| WHAT TO DO |
Leave out the pictures, and retype only the lines from the beginning of the material through the line that contains "W, H = 709, 440", including both.

| DATA LINES |
------------------------------------------------------------
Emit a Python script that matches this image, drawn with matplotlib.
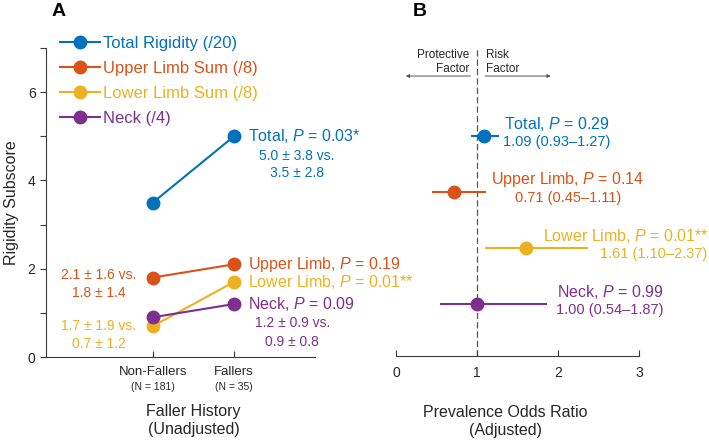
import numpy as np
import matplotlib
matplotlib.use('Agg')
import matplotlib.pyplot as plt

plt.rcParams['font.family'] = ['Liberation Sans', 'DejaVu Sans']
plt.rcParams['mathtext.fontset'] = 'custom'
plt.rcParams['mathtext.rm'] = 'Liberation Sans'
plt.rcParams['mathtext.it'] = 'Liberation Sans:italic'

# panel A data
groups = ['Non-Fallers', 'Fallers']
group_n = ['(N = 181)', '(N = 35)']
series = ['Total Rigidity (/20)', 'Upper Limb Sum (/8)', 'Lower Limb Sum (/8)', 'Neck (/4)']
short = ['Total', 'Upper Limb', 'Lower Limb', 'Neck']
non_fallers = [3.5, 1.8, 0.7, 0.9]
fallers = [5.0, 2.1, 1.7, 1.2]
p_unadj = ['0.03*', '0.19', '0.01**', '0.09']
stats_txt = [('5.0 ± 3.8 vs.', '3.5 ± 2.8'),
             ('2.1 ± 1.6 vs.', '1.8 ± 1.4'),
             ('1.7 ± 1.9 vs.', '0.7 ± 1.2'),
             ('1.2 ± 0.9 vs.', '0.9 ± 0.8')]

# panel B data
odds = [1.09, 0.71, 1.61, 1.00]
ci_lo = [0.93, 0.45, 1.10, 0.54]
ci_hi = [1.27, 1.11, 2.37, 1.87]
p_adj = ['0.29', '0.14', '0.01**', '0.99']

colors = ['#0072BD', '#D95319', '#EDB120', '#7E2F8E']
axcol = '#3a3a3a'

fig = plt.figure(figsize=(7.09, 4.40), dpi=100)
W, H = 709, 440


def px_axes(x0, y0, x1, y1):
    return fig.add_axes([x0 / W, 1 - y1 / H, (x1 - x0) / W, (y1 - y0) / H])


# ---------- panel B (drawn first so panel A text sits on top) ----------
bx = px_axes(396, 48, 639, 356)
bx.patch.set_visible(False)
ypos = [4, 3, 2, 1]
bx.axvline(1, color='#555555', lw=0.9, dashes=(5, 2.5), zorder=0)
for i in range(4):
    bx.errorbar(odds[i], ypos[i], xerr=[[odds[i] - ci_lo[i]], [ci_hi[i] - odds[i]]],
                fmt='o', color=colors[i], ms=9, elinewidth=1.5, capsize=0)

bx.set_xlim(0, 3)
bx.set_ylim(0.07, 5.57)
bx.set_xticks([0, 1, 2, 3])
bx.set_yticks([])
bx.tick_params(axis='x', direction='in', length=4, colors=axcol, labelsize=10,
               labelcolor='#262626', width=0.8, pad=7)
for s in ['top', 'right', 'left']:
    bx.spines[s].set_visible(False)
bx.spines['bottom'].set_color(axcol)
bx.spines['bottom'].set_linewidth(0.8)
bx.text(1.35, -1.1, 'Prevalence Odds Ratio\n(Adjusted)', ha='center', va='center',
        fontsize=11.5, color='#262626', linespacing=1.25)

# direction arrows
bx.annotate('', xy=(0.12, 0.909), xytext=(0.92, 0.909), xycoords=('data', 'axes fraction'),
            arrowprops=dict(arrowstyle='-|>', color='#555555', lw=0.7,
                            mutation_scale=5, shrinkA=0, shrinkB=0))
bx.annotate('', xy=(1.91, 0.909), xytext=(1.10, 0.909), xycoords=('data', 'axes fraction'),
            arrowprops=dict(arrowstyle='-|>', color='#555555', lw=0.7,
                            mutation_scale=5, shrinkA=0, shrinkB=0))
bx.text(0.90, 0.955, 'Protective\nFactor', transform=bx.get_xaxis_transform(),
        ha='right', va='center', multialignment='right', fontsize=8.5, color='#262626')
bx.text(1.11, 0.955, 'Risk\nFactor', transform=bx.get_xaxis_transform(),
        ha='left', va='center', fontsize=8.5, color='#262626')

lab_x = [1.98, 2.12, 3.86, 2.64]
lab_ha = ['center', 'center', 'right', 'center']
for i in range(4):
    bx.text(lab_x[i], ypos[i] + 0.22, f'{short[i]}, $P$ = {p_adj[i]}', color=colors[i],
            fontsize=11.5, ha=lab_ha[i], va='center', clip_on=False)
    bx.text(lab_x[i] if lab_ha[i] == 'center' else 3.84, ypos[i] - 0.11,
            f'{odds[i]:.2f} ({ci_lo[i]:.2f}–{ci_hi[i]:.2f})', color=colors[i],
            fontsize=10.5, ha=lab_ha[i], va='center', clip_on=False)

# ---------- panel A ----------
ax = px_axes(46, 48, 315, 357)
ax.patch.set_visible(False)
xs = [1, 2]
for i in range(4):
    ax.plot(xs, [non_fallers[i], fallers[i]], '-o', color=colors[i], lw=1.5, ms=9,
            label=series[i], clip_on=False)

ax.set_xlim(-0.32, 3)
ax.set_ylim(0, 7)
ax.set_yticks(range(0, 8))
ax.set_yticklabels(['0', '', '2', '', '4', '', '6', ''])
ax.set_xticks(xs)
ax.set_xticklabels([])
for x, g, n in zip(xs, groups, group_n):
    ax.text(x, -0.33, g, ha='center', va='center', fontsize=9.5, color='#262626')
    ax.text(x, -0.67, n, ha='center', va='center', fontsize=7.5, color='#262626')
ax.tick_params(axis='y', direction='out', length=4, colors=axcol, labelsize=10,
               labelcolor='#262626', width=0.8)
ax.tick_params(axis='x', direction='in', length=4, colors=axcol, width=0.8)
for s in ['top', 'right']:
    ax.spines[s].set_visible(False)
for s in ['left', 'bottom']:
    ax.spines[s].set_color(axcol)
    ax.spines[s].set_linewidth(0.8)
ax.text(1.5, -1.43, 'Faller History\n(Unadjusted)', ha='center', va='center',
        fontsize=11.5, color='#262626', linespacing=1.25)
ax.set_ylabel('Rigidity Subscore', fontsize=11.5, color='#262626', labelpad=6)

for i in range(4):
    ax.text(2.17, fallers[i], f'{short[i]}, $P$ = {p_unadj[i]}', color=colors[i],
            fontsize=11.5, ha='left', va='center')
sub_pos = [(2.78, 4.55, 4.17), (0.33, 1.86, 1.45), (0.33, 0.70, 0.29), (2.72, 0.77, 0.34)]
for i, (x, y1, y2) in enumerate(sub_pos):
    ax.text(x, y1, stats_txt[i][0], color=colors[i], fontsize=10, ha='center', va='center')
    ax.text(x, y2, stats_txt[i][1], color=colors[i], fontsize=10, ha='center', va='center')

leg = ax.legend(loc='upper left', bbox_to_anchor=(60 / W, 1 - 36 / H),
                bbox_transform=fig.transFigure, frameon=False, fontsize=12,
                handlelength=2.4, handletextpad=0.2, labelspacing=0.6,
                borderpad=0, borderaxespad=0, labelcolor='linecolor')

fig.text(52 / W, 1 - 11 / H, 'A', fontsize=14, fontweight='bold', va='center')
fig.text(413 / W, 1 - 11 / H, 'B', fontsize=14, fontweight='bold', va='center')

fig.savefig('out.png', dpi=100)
------------------------------------------------------------
| RIGHT ANSWER |
Emit a Python script that matches this image, drawn with matplotlib.
import numpy as np
import matplotlib
matplotlib.use('Agg')
import matplotlib.pyplot as plt

plt.rcParams['font.family'] = ['Liberation Sans', 'DejaVu Sans']
plt.rcParams['mathtext.fontset'] = 'custom'
plt.rcParams['mathtext.rm'] = 'Liberation Sans'
plt.rcParams['mathtext.it'] = 'Liberation Sans:italic'

# panel A data
groups = ['Non-Fallers', 'Fallers']
group_n = ['(N = 181)', '(N = 35)']
series = ['Total Rigidity (/20)', 'Upper Limb Sum (/8)', 'Lower Limb Sum (/8)', 'Neck (/4)']
short = ['Total', 'Upper Limb', 'Lower Limb', 'Neck']
non_fallers = [3.5, 1.8, 0.7, 0.9]
fallers = [5.0, 2.1, 1.7, 1.2]
p_unadj = ['0.03*', '0.19', '0.01**', '0.09']
stats_txt = [('5.0 ± 3.8 vs.', '3.5 ± 2.8'),
             ('2.1 ± 1.6 vs.', '1.8 ± 1.4'),
             ('1.7 ± 1.9 vs.', '0.7 ± 1.2'),
             ('1.2 ± 0.9 vs.', '0.9 ± 0.8')]

# panel B data
odds = [1.09, 0.71, 1.61, 1.00]
ci_lo = [0.93, 0.45, 1.10, 0.54]
ci_hi = [1.27, 1.11, 2.37, 1.87]
p_adj = ['0.29', '0.14', '0.01**', '0.99']

colors = ['#0072BD', '#D95319', '#EDB120', '#7E2F8E']
axcol = '#3a3a3a'

fig = plt.figure(figsize=(7.09, 4.40), dpi=100)
W, H = 709, 440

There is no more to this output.